I braved the aftermath of heavy rains today and kept my appointment with my OB, who turned up later than I did because she was caught in traffic herself.
I had to pay to cross two makeshift bridges along Taft going to CNR building and then faced a quandary of sorts at the corner of Taft and Apacible: do I finally wade in flood water or do I ride the rickety makeshift sidecars?
I opted to ride the sidecar and actually almost tipped over into flood water. I remember thinking of that woman who gave birth in the LRT and wondered if I will make the new myself if I give birth there and then. But God was with me and I managed to cross and reach my OB's clinic.
Two of the other patients who were ahead of me just had surgeries to remove cysts in their reproductive systems. One was given a 50-50 chance of conceiving and was advised to start saving up for IVF, which our OB deemed as her best bet in conceiving. That's around P500k without guarantees.
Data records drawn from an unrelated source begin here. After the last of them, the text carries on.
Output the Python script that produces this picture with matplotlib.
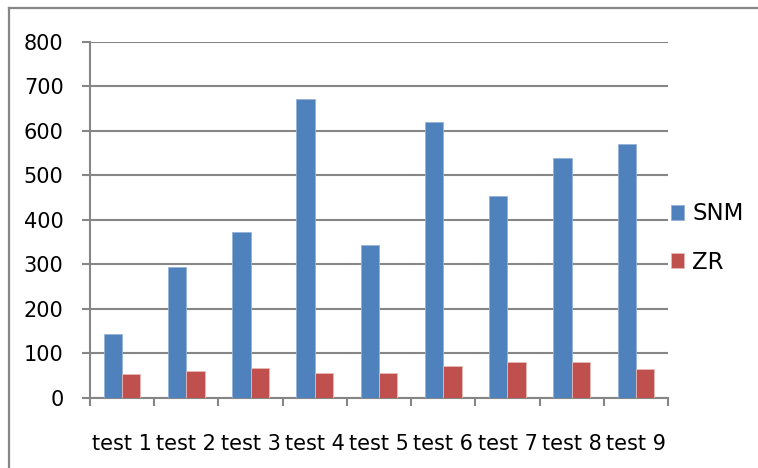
import numpy as np
import matplotlib
matplotlib.use('Agg')
import matplotlib.pyplot as plt
from matplotlib.lines import Line2D

plt.rcParams['font.family'] = ['DejaVu Sans']

# 데이터
categories = ['test 1', 'test 2', 'test 3', 'test 4', 'test 5',
              'test 6', 'test 7', 'test 8', 'test 9']
snm = [143, 293, 372, 671, 343, 621, 453, 538, 571]
zr = [54, 59, 66, 56, 55, 71, 79, 80, 65]
yticks = [0, 100, 200, 300, 400, 500, 600, 700, 800]

blue = '#4F81BD'
red = '#C0504D'
gray = '#868686'

fig = plt.figure(figsize=(7.58, 4.68), dpi=100)
W, H = 758, 468

# 바깥 테두리 (위, 왼쪽만 보임)
fig.lines.append(Line2D([8.5 / W, 1], [1 - 7.5 / H, 1 - 7.5 / H],
                        transform=fig.transFigure, color=gray, linewidth=1.6))
fig.lines.append(Line2D([8.5 / W, 8.5 / W], [0, 1 - 7.5 / H],
                        transform=fig.transFigure, color=gray, linewidth=1.6))

ax = fig.add_axes([90 / W, 1 - 397.5 / H, 578 / W, 355.5 / H])

x = np.arange(len(categories))
bw = 0.285
ax.bar(x - bw / 2, snm, bw, color=blue, edgecolor='#95B3D7', linewidth=0.6, label='SNM', zorder=3)
ax.bar(x + bw / 2, zr, bw, color=red, edgecolor='#E6B9B8', linewidth=0.6, label='ZR', zorder=3)

ax.set_xlim(-0.5, len(categories) - 0.5)
ax.set_ylim(0, 800)
ax.set_yticks(yticks)
ax.set_yticklabels([str(v) for v in yticks], fontsize=15)
ax.yaxis.grid(True, color=gray, linewidth=1.5, zorder=0)
ax.tick_params(axis='y', length=6, width=1.5, color=gray, pad=13)

ax.set_xticks(x)
ax.set_xticklabels(categories, fontsize=15)
ax.set_xticks(np.arange(-0.5, len(categories)), minor=True)
ax.tick_params(axis='x', which='major', length=0, pad=26)
ax.tick_params(axis='x', which='minor', length=6, width=1.5, color=gray)

for side in ['top', 'right']:
    ax.spines[side].set_visible(False)
for side in ['left', 'bottom']:
    ax.spines[side].set_color(gray)
    ax.spines[side].set_linewidth(1.5)

fig.legend(loc='center left', bbox_to_anchor=(650 / W, 1 - 238 / H),
           frameon=False, fontsize=16.5, handlelength=0.6, handleheight=0.6,
           handletextpad=0.35, labelspacing=1.1)

plt.savefig('out.png', dpi=100)
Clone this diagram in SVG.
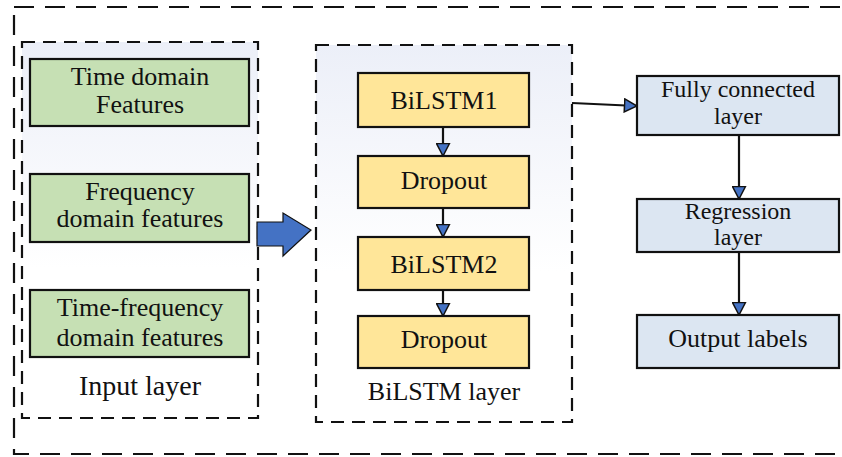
<svg xmlns="http://www.w3.org/2000/svg" width="842" height="457" viewBox="0 0 842 457">
<style>
text{font-family:"Liberation Serif","Times New Roman",serif;font-size:26px;fill:#111;text-anchor:middle}
.tight{font-size:24px}
.frame{fill:none;stroke:#111;stroke-width:2.2;stroke-dasharray:20 11}
.grp{stroke:#111;stroke-width:2.2;stroke-dasharray:13 8}
.g{fill:#c6e0b4;stroke:#111;stroke-width:2.2}
.y{fill:#ffe699;stroke:#111;stroke-width:2.2}
.b{fill:#dce6f2;stroke:#111;stroke-width:2.2}
.ln{fill:none;stroke:#111;stroke-width:2.2}
</style>
<defs>
<linearGradient id="bg" x1="0" y1="0" x2="0" y2="1">
<stop offset="0" stop-color="#eceff8"/>
<stop offset="0.6" stop-color="#ffffff"/>
<stop offset="1" stop-color="#ffffff"/>
</linearGradient>
<marker id="ah" viewBox="0 0 14 15" refX="13.5" refY="7.5" markerWidth="14" markerHeight="15" markerUnits="userSpaceOnUse" orient="auto">
<path d="M1,1 L13.5,7.5 L1,14 Z" fill="#4472c4" stroke="#111" stroke-width="1.5"/>
</marker>
</defs>
<rect class="frame" x="14" y="7" width="900" height="447"/>
<g id="input-layer">
<rect class="grp" x="22" y="42" width="236" height="376" fill="url(#bg)"/>
<text x="140" y="395" style="font-size:28px">Input layer</text>
</g>
<g id="time-domain">
<rect class="g" x="30" y="59" width="219" height="67"/>
<text x="140" y="85">Time domain</text>
<text x="140" y="113">Features</text>
</g>
<g id="freq-domain">
<rect class="g" x="30" y="174" width="219" height="68"/>
<text x="140" y="200">Frequency</text>
<text x="140" y="227">domain features</text>
</g>
<g id="tf-domain">
<rect class="g" x="30" y="290" width="219" height="67"/>
<text x="140" y="316">Time-frequency</text>
<text x="140" y="346">domain features</text>
</g>
<g id="bilstm-layer">
<rect class="grp" x="316" y="45" width="256" height="377" fill="url(#bg)"/>
<text x="444" y="400">BiLSTM layer</text>
</g>
<g id="bilstm1">
<rect class="y" x="358" y="73" width="171" height="54"/>
<text x="444" y="109">BiLSTM1</text>
</g>
<g id="dropout1">
<rect class="y" x="358" y="156" width="171" height="52"/>
<text x="444" y="189">Dropout</text>
</g>
<g id="bilstm2">
<rect class="y" x="358" y="237" width="171" height="53"/>
<text x="444" y="273">BiLSTM2</text>
</g>
<g id="dropout2">
<rect class="y" x="358" y="316" width="171" height="52"/>
<text x="444" y="348">Dropout</text>
</g>
<g id="fully-connected">
<rect class="b" x="637" y="76" width="202" height="59"/>
<text class="tight" x="738" y="97">Fully connected</text>
<text class="tight" x="738" y="124">layer</text>
</g>
<g id="regression">
<rect class="b" x="637" y="199" width="202" height="53"/>
<text class="tight" x="738" y="219">Regression</text>
<text class="tight" x="738" y="245">layer</text>
</g>
<g id="output-labels">
<rect class="b" x="637" y="315" width="202" height="53"/>
<text x="738" y="347">Output labels</text>
</g>
<g id="connectors">
<path d="M257,222 L283,222 L283,213 L311,230 L283,256 L283,246 L257,246 Z" fill="#4472c4" stroke="#111" stroke-width="1.2"/>
<line class="ln" x1="443" y1="127" x2="443" y2="156" marker-end="url(#ah)"/>
<line class="ln" x1="443" y1="208" x2="443" y2="237" marker-end="url(#ah)"/>
<line class="ln" x1="443" y1="290" x2="443" y2="316" marker-end="url(#ah)"/>
<line class="ln" x1="572" y1="103" x2="637" y2="106" marker-end="url(#ah)"/>
<line class="ln" x1="739" y1="135" x2="739" y2="199" marker-end="url(#ah)"/>
<line class="ln" x1="739" y1="252" x2="739" y2="315" marker-end="url(#ah)"/>
</g>
</svg>
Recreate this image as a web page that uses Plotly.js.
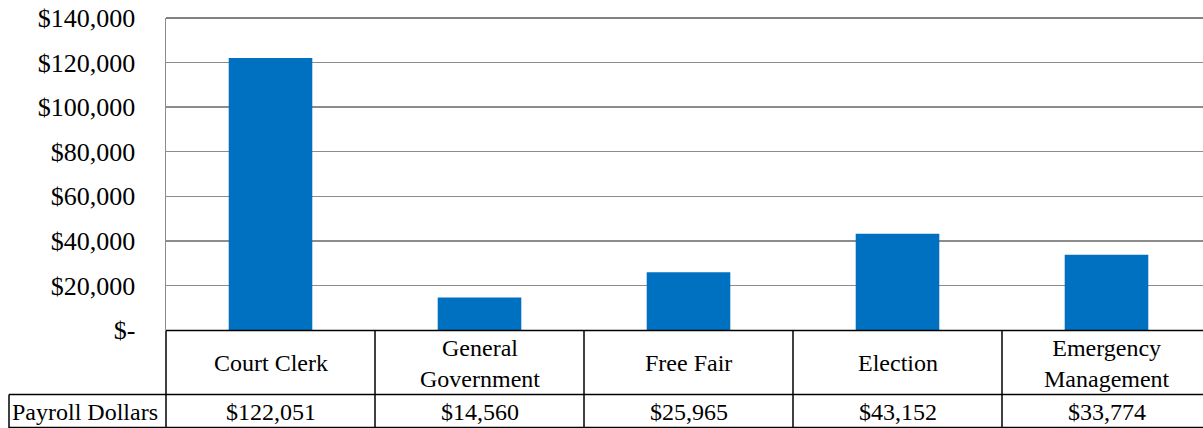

Another one was there for endometriosis and she was vocal about hoping to avoid surgery, not just because of the cost but also because she'd really rather she get operated on because she'll be having a baby.
All are childless still.
And there I was, stressing about delivery costs when God blessed me with not just the means to give birth at the hospital of my choice, but that He blessed me with child without having to go through what those women will be going through.
Of course, I know I am still entitled to stress and rant. I am entitled to my feelings after all. But with my contracting belly and throbbing yah-know, I was reminded of God's love for me and how it's such a privilege being who I am.
And so, I celebrate again the gift of motherhood... and silently offer others a prayer that those as deserving as I am be blessed as well.